** Start **

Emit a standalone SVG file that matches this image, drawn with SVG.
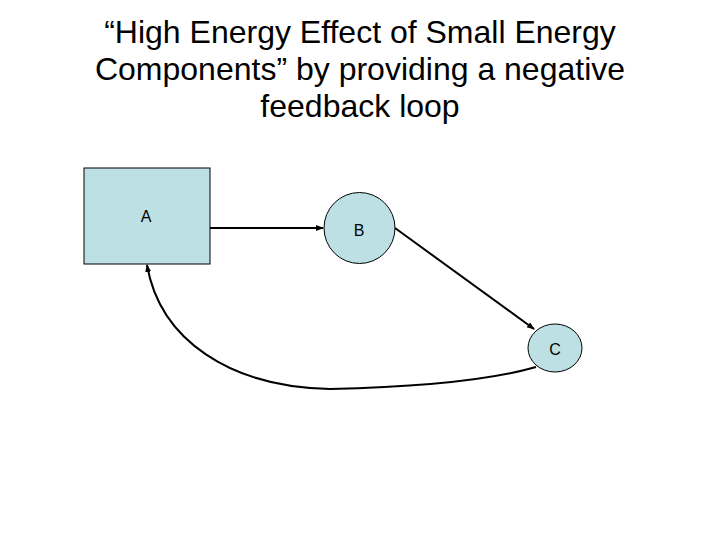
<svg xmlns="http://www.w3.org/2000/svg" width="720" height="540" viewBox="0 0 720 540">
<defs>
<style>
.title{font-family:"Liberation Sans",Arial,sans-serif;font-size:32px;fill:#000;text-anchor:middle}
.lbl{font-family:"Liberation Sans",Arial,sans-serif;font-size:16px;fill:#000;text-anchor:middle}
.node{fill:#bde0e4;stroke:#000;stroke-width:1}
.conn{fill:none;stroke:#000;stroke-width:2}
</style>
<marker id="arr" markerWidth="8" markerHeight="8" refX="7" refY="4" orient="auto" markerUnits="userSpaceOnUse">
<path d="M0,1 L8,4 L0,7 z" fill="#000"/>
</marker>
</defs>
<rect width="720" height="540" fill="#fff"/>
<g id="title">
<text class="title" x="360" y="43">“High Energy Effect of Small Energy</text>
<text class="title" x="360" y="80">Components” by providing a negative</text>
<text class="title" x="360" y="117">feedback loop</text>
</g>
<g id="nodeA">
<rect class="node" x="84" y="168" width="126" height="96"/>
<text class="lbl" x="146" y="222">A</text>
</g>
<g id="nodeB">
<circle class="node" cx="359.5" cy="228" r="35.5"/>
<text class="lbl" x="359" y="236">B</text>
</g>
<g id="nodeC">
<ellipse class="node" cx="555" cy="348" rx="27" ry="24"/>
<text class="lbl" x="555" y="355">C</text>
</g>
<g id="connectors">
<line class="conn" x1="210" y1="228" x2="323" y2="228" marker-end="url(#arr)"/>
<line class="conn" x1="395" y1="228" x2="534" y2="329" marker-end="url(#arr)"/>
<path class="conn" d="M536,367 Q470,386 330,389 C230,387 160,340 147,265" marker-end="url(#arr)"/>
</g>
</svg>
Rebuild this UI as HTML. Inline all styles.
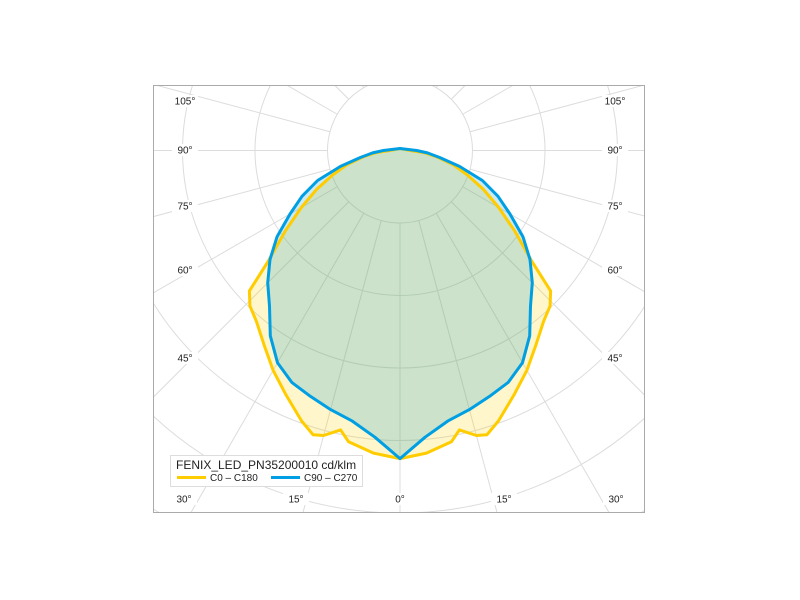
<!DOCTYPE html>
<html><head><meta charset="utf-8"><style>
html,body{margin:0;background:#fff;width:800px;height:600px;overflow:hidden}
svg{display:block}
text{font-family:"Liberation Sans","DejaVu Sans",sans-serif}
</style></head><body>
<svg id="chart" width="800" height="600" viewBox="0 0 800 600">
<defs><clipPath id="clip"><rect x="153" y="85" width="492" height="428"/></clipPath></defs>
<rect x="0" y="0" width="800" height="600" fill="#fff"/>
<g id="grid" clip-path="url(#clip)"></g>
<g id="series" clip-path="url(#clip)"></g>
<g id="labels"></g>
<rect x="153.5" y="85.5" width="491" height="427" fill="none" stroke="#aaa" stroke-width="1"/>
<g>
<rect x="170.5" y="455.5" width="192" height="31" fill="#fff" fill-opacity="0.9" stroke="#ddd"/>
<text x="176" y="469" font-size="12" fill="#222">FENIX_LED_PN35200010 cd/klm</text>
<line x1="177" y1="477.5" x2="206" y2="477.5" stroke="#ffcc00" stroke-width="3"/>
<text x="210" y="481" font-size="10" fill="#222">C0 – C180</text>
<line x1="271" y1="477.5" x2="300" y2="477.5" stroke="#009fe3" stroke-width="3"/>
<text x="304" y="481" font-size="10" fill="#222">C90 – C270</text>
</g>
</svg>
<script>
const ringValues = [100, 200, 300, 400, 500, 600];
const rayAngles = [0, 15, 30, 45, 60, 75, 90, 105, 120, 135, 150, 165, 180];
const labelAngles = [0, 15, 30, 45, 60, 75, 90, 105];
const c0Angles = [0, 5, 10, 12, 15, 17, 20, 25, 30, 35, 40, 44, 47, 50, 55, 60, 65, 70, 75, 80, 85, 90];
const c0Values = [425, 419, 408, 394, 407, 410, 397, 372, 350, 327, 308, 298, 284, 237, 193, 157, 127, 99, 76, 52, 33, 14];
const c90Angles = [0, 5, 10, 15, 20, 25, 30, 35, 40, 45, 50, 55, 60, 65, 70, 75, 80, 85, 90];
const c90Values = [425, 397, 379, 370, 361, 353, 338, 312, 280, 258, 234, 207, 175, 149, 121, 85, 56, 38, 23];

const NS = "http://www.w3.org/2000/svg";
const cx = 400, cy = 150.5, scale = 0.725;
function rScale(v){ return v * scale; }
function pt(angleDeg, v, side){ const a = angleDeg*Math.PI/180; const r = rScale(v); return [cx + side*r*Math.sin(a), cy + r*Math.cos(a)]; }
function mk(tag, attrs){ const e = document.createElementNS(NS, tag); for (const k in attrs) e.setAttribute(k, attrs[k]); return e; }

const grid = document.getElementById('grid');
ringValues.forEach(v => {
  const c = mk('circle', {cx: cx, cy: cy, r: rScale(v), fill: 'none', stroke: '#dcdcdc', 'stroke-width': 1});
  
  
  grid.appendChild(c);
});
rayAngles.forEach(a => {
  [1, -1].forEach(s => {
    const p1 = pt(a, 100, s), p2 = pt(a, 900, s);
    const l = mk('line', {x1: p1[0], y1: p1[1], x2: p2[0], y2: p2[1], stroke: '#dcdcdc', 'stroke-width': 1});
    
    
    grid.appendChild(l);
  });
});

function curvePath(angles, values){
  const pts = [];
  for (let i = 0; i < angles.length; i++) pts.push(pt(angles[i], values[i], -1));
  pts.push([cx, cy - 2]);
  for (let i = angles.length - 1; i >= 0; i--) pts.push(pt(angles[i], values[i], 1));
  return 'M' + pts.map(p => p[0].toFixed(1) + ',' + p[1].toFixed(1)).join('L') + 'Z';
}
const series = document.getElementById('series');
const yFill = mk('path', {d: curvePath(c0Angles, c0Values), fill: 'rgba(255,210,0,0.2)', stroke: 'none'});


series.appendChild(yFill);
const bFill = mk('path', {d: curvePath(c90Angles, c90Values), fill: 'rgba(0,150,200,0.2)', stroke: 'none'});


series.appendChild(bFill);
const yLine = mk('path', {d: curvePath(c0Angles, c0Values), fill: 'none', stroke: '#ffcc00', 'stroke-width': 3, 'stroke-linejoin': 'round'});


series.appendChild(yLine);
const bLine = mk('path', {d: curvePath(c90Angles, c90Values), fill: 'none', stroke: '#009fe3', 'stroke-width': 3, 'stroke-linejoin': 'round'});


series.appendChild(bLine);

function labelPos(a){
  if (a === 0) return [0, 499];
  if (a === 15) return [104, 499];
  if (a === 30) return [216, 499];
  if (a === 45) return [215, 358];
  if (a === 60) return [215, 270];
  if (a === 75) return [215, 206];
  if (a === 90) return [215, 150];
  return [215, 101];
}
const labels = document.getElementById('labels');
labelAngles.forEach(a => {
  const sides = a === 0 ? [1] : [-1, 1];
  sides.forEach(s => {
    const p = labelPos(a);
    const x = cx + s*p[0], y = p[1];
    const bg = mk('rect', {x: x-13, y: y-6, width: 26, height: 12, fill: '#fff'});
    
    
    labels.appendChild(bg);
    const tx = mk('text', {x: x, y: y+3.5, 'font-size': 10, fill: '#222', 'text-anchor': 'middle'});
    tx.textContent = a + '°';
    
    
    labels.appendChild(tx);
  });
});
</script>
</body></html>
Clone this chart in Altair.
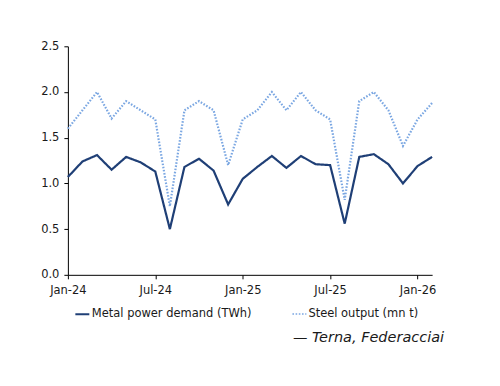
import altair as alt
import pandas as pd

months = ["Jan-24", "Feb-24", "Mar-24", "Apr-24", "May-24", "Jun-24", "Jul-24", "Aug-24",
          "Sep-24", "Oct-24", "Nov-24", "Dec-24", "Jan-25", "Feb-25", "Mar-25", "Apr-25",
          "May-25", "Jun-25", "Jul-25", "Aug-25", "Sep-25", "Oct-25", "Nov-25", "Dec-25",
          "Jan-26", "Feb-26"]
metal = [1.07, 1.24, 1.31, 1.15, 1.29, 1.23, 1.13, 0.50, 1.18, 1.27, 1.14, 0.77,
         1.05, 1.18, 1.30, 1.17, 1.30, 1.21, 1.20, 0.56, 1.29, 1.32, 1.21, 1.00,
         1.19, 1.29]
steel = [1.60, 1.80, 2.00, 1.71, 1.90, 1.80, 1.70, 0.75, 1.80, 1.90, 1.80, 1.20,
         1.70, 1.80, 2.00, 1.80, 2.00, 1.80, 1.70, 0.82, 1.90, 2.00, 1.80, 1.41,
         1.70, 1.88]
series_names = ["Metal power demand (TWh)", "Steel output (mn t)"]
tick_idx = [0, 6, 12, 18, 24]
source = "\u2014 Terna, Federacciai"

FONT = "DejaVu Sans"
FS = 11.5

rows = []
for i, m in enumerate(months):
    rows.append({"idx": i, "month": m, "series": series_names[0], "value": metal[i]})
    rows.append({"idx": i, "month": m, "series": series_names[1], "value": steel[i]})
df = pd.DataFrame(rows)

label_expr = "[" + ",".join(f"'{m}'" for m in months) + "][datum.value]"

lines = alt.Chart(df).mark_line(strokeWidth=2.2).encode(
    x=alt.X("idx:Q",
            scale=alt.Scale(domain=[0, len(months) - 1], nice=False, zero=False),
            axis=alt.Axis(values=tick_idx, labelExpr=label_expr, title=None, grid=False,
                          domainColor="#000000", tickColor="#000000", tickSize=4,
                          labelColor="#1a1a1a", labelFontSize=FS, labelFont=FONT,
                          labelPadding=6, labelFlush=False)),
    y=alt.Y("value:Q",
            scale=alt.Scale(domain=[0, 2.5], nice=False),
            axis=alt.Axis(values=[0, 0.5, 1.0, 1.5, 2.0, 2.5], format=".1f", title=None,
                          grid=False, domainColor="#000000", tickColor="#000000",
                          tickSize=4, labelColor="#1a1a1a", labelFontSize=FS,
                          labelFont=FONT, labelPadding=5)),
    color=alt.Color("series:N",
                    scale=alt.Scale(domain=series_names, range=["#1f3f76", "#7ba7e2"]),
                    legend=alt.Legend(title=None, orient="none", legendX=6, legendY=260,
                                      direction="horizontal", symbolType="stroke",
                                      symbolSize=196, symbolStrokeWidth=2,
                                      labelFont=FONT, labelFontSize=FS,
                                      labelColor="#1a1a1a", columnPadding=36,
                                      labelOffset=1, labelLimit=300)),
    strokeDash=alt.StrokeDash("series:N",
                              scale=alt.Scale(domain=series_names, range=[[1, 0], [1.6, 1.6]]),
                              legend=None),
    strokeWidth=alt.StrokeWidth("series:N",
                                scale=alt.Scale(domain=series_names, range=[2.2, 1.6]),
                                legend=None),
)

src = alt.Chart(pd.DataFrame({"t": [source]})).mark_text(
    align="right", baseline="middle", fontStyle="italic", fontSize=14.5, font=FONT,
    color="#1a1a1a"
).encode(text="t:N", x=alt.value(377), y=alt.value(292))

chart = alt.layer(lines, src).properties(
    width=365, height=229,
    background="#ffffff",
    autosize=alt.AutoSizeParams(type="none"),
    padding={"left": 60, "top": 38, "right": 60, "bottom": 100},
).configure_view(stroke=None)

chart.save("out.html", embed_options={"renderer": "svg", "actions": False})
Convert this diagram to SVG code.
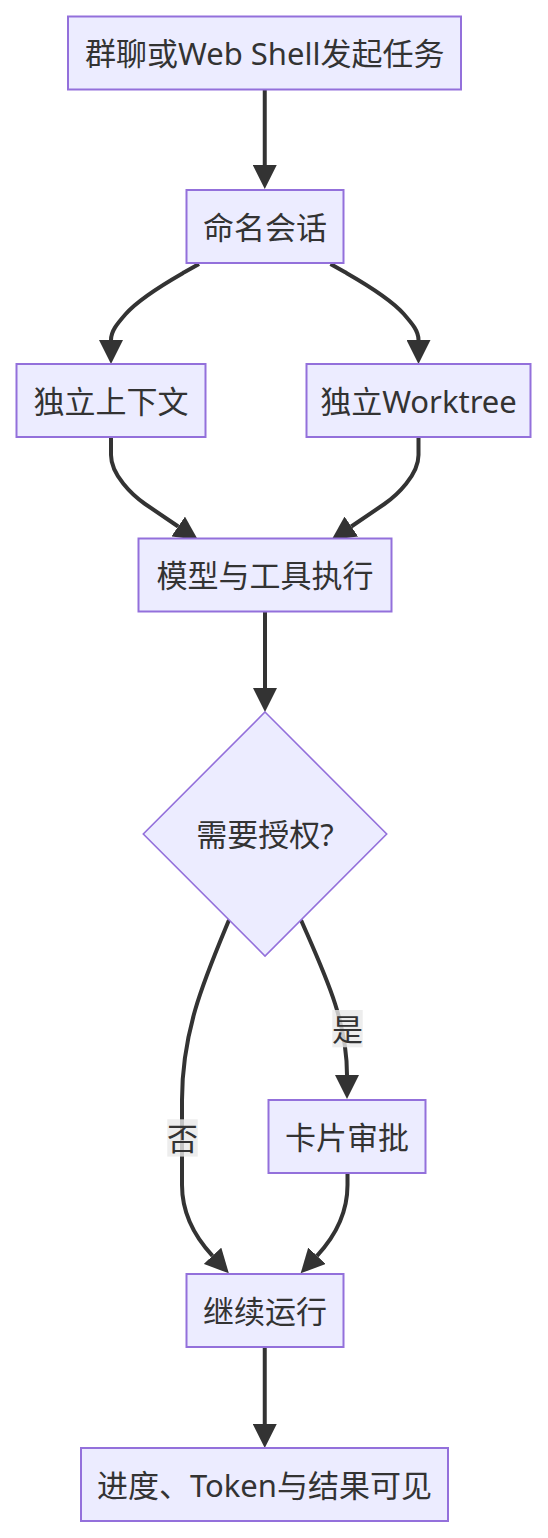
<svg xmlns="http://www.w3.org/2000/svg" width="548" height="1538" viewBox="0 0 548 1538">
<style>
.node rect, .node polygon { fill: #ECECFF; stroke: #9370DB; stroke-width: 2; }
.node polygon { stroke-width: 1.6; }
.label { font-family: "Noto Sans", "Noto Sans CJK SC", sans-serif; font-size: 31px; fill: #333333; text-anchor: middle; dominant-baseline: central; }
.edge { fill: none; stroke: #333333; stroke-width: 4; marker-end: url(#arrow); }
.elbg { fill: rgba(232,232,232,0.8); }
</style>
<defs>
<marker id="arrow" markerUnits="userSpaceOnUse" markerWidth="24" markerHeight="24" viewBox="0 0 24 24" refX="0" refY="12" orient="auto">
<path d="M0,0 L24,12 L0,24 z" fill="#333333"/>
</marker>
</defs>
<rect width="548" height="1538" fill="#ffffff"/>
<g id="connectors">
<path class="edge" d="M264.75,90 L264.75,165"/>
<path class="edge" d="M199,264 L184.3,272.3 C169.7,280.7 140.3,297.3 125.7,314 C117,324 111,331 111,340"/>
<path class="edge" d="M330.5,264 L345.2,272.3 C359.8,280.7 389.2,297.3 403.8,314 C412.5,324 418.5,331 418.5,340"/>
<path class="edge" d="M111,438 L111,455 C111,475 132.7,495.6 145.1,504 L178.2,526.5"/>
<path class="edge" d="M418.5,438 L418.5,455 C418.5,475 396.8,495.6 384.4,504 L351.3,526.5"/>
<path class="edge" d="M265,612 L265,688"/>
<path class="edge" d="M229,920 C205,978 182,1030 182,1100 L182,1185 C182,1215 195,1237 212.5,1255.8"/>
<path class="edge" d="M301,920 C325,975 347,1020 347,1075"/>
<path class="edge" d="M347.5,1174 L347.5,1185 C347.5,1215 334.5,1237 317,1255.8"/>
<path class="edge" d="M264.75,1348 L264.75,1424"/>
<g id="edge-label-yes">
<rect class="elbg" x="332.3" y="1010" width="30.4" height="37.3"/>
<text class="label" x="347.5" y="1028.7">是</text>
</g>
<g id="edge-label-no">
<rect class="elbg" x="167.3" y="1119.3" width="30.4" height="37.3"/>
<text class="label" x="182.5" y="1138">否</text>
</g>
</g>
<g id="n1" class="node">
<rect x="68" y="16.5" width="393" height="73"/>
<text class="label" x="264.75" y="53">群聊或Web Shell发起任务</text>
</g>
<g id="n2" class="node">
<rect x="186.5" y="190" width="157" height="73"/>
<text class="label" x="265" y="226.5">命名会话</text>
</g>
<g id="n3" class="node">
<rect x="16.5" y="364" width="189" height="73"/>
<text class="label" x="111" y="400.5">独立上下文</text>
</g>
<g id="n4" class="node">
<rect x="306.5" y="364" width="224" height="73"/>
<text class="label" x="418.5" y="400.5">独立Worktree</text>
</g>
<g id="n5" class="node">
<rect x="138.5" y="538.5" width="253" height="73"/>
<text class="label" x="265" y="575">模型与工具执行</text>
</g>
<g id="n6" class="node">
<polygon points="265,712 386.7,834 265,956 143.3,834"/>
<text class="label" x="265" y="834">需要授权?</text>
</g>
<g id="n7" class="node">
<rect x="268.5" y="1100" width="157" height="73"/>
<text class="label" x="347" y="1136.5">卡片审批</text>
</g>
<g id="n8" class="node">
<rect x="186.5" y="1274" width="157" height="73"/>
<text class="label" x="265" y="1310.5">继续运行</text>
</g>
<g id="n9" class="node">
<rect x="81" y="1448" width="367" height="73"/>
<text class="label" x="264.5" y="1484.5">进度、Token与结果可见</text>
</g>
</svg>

** End **

Set exercise:
Reproduce the data above exactly, but only the lines from the one showing "Clone this chart in Altair." through the one showing "import pandas as pd", with both ends kept and the pictures left out.

Final answer:
Clone this chart in Altair.
import altair as alt
import pandas as pd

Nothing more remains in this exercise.